Once memory is copied out of Eden space and allocated using this more expensive scheme that can free individual chunks after an initial GC cycle, the objects move to a more persistent memory region. Those individual chunks are then freed in subsequent GC cycles if they cease to become referenced.
Speed
So, put crudely, the reason the Java GC might very well outperform C or C++ at straight heap allocation is because it's using the cheapest, totally degeneralized allocation strategy in the thread requesting to allocate memory. Then it saves the more expensive work that we would normally need to do when using a more general allocator like straight-up malloc
for another thread.
So conceptually the GC actually has to do overall more work, but it's distributing that across threads so that the full cost is not paid upfront by a single thread. It allows the thread allocating memory to do it super cheap, and then deferring the true expense required to do things properly so that individual objects can actually be freed to another thread. In C or C++ when we malloc
or call operator new
, we have to pay the full cost upfront within the same thread.
This is the main difference, and why Java might very well outperform C or C++ using just naive calls to malloc
or operator new
to allocate a bunch of teeny chunks individually. Of course there is typically going to be some atomic operations and some potential locking when the GC cycle kicks in, but it's probably optimized quite a bit.
Basically the simple explanation boils down to paying a heavier cost in a single thread (malloc
) vs. paying a cheaper cost in a single thread and then paying the heavier cost in another that can run in parallel (GC
).

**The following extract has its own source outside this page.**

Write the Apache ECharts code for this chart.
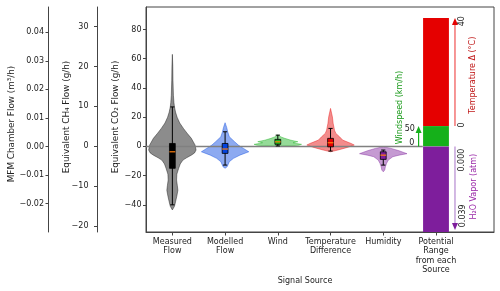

As a downside doing things this way implies that you require two indirections to get from object reference to object as required to allow the allocator to copy/move the memory around without invalidating existing object references, and also you can lose spatial locality once object memory is moved out of "Eden" space.
Last but not least, the comparison is a bit unfair because C++ code doesn't normally allocate a boatload of objects individually on the heap. Decent C++ code tends to allocate memory for many elements in contiguous blocks or on the stack. If it allocates a boatload of tiny objects one at a time on the free store, the code is shite.